We’ll never know. But, really, how bad could it have been under Obama?
McCain gleefully pounced on the senator’s “game-changing” encounter with “Joe the Plumber,” when Obama sensibly promised to “spread the wealth.” “Socialist!” screamed the Reaganites at Fox News. A vote for Obama, they said, is a vote for European-style “job-killing” socialism.
Instead, we got McCain.
Obama electrified us with his call for “hope and change.” He promised a “stimulus” package of nearly $1 trillion to “save or create” 3.5 million jobs. He promised to “invest” in green technologies of the future. He promised a “world-class” education for every man, woman and child – with the federal government taking over the student loan program to eliminate the costs imposed by middleman-banks. He promised new regulations to rein in Wall Street greed. He promised new regulations on bank credit card fees, as well as new EPA rules on industry and factories in order to fight climate change.

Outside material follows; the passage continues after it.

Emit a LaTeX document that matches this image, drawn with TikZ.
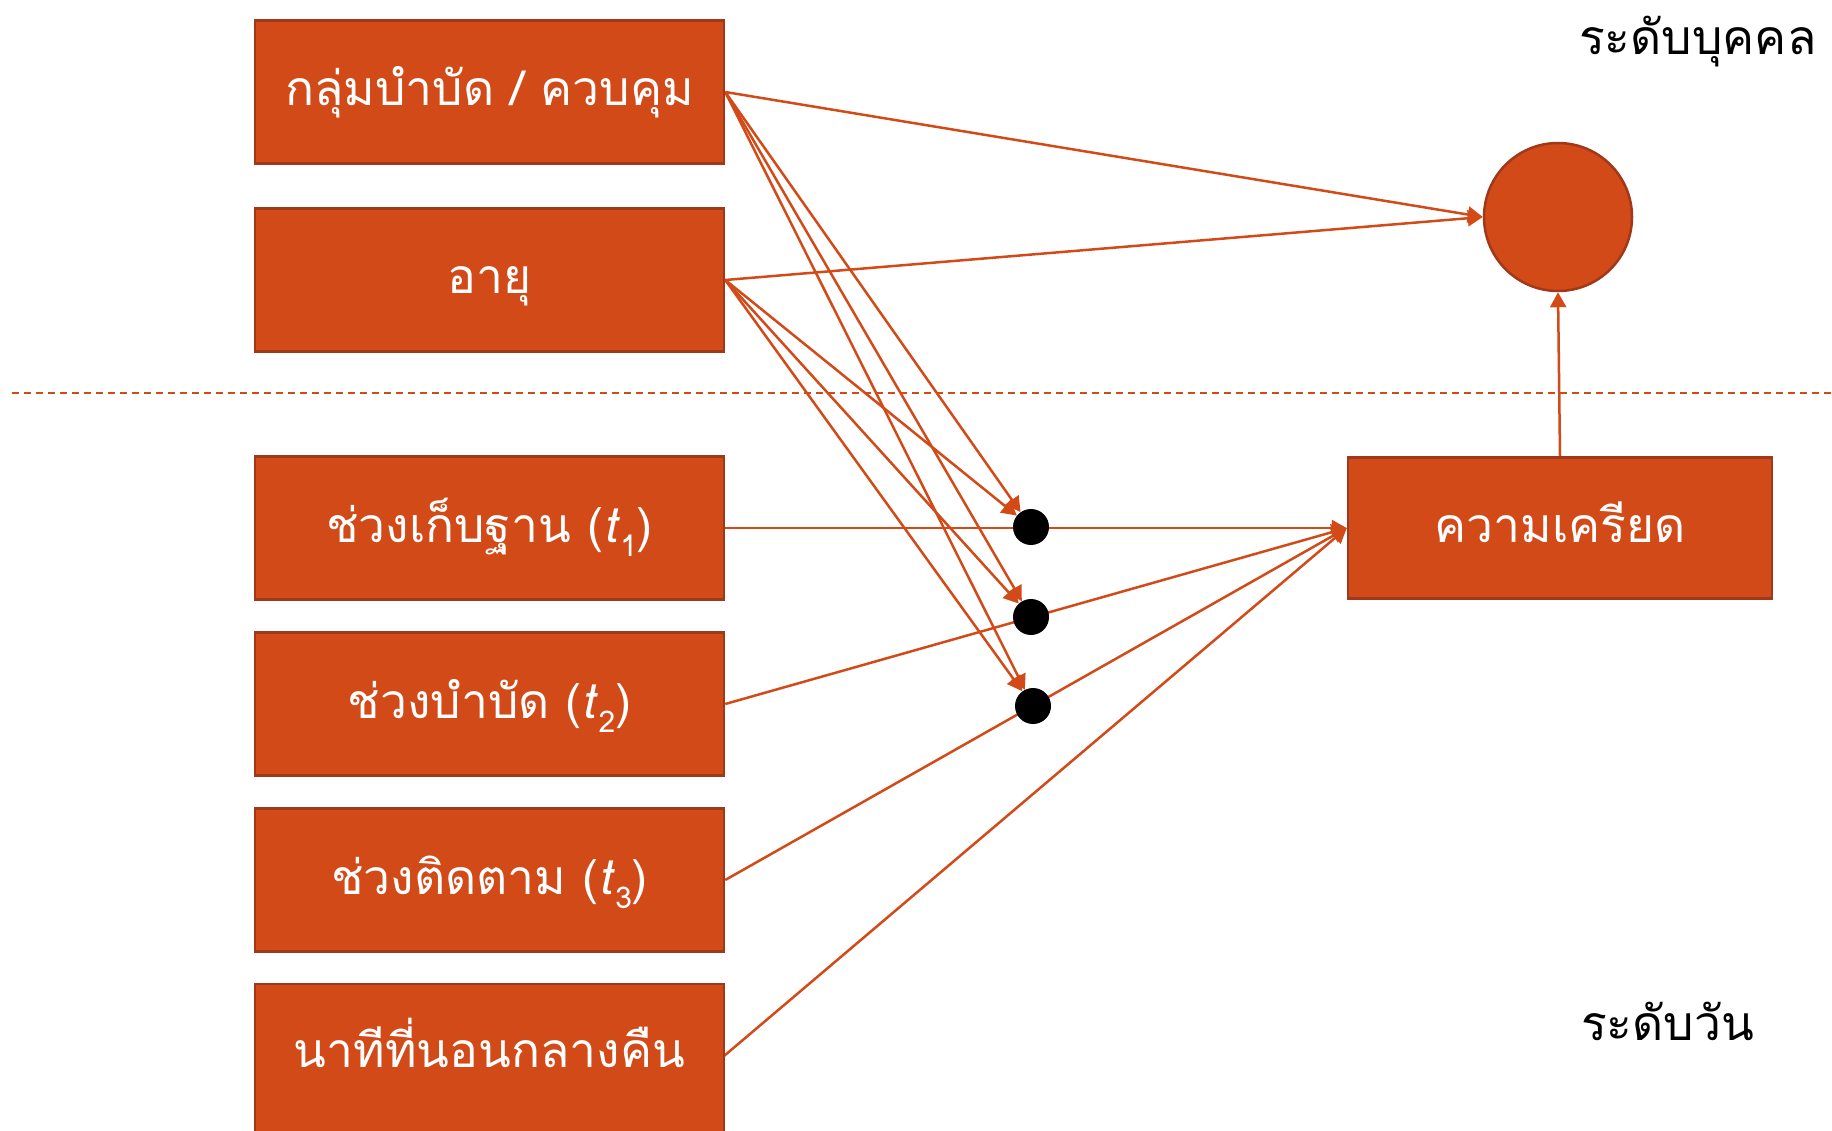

We’ll never know. But imagine how much better off our economy would have been under Obama.
“Recovery Summer” is the term the McCain White House used to describe its expectations for last summer. The economic team laughingly pointed to the so-called “green shoots,” which supposedly signaled brighter days of rapid job growth and rising incomes. “Recovery Summer” is to the McCain administration what “Mission Accomplished” was to President George W. Bush’s. Two and a half years into the McCain presidency, our economy remains sluggish. This recovery flat-out pales in comparison with those of past economic downturns.
Eighteen months remain in McCain’s first, and hopefully only, term. Incredibly, given these dismal economic numbers, he asks for a second. Must we warn you again?